Which brings us to the wider point. Riding two horses is difficult, and often painful: there are tensions between (upwards) accountability and learning, with the former crowding out the latter (to some extent). We get donor brownie points for having both global numbers and rigorous project evaluations, but we don’t make the most of the consequent learning.
We’re doing reasonably well at project level, because staff are involved both in the reviews, and in responding to their findings, and there is evidence that they’re making changes to project design and delivery as a result. But at the broader organizational level, with the focus on the measurement challenge and upward accountability, we have not yet digested what this body of evaluations is telling us about Oxfam’s portfolio, or systematically spread the learning across the whole of Oxfam’s work, beyond some limited osmosis via global advisors on particular issues (which by the way is pretty much the same story as a recent review found at DFID). Nor have we fully digested what this body of evaluations is telling us about Oxfam’s portfolio. This will become easier as the number of completed effectiveness reviews grows, allowing more cross comparisons between projects in similar fields, but there is clearly still lots to do.

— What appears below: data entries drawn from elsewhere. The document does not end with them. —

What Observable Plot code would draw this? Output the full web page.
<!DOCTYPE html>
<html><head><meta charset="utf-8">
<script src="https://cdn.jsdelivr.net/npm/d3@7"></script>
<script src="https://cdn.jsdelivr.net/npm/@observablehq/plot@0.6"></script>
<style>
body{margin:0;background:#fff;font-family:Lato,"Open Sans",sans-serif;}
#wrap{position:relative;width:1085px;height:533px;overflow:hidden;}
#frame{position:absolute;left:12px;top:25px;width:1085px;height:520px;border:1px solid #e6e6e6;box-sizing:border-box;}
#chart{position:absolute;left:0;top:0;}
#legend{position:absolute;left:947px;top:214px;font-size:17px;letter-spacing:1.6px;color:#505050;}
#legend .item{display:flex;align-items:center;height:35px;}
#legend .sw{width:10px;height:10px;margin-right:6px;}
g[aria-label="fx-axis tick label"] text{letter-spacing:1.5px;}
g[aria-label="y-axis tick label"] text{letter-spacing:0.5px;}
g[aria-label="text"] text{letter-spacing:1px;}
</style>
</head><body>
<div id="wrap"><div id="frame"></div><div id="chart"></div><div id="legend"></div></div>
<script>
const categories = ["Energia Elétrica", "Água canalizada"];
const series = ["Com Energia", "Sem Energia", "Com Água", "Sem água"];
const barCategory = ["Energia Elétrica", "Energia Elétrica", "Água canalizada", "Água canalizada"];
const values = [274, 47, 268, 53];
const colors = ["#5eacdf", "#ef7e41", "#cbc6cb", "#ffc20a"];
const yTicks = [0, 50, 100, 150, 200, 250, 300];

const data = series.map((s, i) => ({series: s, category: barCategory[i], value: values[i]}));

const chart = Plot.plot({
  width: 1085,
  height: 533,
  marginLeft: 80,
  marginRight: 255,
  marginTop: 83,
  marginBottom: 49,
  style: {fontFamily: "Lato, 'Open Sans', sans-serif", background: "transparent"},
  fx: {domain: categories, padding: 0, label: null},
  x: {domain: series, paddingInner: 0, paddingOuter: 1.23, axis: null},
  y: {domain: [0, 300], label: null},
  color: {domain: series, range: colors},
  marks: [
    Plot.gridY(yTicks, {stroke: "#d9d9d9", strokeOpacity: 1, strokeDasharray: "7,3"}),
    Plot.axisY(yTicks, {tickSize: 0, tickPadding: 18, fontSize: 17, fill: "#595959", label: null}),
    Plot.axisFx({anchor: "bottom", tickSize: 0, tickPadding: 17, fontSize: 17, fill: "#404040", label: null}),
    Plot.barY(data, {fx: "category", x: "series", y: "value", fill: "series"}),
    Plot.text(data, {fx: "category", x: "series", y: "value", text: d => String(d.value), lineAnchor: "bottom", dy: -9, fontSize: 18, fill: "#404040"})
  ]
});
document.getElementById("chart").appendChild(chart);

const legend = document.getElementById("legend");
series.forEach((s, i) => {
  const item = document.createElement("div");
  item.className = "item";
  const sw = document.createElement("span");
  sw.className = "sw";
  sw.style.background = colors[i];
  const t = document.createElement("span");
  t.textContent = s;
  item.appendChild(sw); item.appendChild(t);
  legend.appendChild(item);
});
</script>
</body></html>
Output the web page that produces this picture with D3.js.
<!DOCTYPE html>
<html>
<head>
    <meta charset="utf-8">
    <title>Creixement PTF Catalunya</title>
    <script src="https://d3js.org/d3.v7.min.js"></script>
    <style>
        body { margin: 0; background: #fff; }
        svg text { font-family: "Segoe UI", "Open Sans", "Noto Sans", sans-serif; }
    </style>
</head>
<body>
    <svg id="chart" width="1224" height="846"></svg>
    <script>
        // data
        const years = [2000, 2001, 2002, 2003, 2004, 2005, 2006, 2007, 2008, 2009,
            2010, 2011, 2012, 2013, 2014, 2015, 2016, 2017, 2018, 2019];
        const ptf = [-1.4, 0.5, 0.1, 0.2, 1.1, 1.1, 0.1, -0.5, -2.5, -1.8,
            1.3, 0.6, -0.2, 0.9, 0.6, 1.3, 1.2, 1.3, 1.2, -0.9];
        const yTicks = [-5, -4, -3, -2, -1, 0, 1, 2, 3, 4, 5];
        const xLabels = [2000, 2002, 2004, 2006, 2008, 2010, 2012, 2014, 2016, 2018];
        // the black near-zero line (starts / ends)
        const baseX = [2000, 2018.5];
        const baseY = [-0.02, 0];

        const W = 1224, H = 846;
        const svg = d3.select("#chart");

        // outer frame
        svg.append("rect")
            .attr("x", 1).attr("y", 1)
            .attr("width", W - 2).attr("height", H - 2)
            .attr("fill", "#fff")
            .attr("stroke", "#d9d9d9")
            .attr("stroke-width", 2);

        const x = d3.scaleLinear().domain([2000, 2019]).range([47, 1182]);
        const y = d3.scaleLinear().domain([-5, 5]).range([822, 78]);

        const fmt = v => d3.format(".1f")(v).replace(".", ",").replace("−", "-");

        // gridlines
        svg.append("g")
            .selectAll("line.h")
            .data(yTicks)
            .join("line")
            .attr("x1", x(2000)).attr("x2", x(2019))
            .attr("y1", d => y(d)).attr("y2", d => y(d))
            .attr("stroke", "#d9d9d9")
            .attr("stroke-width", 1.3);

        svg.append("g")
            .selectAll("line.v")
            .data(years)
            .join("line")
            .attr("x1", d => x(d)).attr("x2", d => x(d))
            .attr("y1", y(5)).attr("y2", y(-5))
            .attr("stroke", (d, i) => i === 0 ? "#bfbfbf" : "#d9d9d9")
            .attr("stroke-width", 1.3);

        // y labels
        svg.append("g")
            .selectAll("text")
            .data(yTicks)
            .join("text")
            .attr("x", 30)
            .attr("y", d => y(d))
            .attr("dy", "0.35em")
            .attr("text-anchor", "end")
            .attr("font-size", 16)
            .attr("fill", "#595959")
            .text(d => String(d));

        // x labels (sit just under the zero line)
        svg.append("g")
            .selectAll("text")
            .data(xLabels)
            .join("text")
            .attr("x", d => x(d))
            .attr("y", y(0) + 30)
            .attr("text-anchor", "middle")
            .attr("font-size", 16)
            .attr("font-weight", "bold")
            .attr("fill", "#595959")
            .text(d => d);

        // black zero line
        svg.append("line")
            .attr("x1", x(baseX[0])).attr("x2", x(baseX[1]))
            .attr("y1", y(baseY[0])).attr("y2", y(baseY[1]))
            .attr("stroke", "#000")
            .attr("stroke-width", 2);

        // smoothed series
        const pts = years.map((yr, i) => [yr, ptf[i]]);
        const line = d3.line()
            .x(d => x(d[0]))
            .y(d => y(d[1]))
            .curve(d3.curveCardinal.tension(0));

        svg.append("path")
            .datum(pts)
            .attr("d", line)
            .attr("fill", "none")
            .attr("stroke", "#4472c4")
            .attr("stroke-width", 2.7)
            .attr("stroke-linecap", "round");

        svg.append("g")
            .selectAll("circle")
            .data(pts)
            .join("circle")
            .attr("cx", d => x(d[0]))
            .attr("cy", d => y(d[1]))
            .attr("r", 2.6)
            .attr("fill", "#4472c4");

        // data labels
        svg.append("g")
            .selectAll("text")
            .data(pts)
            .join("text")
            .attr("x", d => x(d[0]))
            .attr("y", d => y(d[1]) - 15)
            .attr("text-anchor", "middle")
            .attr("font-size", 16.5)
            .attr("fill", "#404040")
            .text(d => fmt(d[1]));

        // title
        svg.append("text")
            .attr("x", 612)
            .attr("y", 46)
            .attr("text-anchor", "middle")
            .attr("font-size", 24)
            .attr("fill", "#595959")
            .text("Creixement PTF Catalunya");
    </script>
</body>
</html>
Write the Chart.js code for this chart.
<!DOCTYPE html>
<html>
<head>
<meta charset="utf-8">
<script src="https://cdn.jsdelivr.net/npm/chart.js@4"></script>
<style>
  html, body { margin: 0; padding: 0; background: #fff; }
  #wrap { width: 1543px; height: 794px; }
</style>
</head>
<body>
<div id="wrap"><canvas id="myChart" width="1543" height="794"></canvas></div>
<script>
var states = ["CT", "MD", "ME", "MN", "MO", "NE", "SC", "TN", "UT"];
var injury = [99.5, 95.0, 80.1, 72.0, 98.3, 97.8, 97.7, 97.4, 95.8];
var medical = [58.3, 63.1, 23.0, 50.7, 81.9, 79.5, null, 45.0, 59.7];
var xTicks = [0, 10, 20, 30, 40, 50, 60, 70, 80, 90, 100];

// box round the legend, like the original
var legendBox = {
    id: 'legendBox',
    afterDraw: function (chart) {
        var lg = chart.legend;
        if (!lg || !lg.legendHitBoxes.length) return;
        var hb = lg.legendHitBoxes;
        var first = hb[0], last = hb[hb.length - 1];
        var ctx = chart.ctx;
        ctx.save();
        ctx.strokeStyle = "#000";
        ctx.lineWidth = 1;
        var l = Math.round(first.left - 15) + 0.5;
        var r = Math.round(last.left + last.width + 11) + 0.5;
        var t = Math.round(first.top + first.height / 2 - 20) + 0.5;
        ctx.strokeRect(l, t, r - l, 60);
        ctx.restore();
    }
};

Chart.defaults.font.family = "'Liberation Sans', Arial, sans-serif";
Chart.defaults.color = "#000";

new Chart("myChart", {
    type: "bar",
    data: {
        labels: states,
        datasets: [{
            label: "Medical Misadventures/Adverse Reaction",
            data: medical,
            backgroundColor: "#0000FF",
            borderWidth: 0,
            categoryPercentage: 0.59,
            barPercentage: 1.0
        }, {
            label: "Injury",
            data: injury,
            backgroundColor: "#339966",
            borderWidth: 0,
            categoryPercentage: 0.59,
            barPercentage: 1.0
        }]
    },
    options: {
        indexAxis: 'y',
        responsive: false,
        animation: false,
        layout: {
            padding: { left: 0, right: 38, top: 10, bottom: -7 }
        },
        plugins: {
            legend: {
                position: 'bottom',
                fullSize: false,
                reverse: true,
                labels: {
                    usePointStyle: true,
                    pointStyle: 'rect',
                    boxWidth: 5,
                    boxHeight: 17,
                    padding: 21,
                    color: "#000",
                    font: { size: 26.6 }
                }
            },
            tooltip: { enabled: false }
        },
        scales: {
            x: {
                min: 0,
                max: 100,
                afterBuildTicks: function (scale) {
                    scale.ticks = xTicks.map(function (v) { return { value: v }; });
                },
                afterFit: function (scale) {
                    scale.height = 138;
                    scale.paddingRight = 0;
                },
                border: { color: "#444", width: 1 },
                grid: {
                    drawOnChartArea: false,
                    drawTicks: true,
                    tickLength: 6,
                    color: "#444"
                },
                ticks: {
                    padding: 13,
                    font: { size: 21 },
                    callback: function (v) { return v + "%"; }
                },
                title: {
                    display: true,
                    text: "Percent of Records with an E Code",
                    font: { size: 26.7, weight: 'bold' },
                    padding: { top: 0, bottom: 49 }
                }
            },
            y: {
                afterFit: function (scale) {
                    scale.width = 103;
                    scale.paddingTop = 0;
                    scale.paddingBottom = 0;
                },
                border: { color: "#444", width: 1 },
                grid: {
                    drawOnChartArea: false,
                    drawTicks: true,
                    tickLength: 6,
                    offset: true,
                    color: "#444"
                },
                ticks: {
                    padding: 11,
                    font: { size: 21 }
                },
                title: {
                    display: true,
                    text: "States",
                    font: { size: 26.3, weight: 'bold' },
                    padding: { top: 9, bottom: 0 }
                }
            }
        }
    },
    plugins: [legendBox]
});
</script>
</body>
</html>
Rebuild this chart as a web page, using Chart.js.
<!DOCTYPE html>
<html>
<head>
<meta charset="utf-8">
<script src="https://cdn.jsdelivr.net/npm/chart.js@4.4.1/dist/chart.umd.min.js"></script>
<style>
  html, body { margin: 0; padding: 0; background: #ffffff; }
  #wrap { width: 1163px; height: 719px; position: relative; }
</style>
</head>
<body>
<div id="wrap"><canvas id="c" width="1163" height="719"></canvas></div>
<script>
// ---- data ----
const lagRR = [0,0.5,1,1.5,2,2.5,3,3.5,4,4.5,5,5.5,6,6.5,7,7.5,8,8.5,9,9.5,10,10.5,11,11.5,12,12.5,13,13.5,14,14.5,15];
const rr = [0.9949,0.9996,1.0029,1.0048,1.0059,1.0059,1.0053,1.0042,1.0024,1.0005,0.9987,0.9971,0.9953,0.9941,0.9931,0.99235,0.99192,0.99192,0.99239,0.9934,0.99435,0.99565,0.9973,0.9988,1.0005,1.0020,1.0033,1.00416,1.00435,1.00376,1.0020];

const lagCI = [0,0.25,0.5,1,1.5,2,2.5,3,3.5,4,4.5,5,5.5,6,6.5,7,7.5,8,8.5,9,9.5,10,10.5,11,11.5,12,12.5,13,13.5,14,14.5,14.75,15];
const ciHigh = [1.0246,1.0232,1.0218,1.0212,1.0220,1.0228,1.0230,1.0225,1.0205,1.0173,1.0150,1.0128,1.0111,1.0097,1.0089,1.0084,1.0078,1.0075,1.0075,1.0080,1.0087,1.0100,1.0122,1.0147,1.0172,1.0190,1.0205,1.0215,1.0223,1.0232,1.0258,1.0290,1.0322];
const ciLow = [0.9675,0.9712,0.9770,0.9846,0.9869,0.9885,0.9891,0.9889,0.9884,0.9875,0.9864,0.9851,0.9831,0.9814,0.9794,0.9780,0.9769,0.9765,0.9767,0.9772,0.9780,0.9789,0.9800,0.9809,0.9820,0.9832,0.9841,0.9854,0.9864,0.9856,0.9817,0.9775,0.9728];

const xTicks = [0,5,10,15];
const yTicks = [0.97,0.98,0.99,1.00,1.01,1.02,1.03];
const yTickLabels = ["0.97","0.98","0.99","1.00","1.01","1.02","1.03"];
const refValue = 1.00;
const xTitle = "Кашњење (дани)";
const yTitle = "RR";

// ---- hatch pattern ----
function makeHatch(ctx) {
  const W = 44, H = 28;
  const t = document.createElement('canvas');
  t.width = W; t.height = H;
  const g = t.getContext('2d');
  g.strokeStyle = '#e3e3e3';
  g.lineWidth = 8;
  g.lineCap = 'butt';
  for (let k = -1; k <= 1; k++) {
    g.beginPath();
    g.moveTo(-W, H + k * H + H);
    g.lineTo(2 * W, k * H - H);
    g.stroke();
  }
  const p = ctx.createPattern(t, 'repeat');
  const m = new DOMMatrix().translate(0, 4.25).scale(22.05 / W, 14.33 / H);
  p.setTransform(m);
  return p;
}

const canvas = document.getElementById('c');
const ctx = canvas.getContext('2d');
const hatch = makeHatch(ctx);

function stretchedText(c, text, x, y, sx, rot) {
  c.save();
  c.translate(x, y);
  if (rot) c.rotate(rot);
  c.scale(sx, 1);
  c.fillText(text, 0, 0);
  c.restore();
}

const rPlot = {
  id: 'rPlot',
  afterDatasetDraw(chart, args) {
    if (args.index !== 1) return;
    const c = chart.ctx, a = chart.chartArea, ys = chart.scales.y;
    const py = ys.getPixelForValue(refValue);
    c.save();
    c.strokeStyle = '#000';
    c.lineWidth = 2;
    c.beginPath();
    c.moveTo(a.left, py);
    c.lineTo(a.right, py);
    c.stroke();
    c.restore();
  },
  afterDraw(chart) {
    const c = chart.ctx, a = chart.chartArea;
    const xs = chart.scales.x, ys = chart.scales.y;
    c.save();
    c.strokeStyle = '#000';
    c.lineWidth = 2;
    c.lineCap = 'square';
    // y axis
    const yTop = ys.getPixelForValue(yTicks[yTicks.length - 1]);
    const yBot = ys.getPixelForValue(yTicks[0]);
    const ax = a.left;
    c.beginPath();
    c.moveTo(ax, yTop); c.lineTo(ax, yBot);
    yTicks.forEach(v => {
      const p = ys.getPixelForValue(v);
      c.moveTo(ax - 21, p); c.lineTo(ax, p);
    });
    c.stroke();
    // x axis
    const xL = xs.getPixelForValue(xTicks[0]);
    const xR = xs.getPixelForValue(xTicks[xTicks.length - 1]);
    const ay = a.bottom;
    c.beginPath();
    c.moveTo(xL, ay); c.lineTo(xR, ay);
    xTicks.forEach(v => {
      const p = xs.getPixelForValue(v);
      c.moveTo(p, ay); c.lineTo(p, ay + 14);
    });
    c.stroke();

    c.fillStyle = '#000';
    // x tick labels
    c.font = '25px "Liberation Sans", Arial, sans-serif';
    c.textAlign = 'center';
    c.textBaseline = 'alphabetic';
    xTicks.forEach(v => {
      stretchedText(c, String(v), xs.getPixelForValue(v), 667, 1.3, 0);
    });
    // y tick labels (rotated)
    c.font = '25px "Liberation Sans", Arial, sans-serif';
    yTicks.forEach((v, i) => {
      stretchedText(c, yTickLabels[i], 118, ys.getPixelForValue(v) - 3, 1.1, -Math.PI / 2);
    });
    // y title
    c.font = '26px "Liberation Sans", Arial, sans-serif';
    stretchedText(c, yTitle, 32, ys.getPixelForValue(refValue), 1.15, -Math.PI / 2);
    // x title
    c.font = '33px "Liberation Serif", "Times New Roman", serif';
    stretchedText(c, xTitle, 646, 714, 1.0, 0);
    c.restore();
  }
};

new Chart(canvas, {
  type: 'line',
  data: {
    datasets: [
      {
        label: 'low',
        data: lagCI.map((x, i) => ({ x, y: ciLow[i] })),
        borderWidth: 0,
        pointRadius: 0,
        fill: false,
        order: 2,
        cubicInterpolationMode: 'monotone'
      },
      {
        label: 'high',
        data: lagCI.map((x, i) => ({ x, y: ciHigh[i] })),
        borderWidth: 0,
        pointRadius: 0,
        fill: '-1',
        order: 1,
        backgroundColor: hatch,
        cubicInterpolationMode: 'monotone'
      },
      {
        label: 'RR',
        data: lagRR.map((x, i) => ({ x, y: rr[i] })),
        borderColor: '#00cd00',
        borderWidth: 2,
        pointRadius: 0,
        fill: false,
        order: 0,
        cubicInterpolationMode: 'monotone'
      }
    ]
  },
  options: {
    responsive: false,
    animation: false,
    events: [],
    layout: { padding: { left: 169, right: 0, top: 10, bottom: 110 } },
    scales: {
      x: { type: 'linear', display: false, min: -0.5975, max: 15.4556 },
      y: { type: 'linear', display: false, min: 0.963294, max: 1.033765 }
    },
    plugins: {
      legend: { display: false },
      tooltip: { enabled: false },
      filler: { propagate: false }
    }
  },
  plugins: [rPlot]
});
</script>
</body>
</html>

This was a complex challenge. We needed to start somewhere, and have learned a lot by getting stuck in, adapting the process to better serve a learning agenda along the way. The challenge for the next phase of the GPF is to give more attention to the virtuous links between results and organisational learning – to not only deliver credible results, but to use them to inform our work. In the meantime, the more recent effectiveness reviews are published today, so why not unleash your inner wonk and download a couple?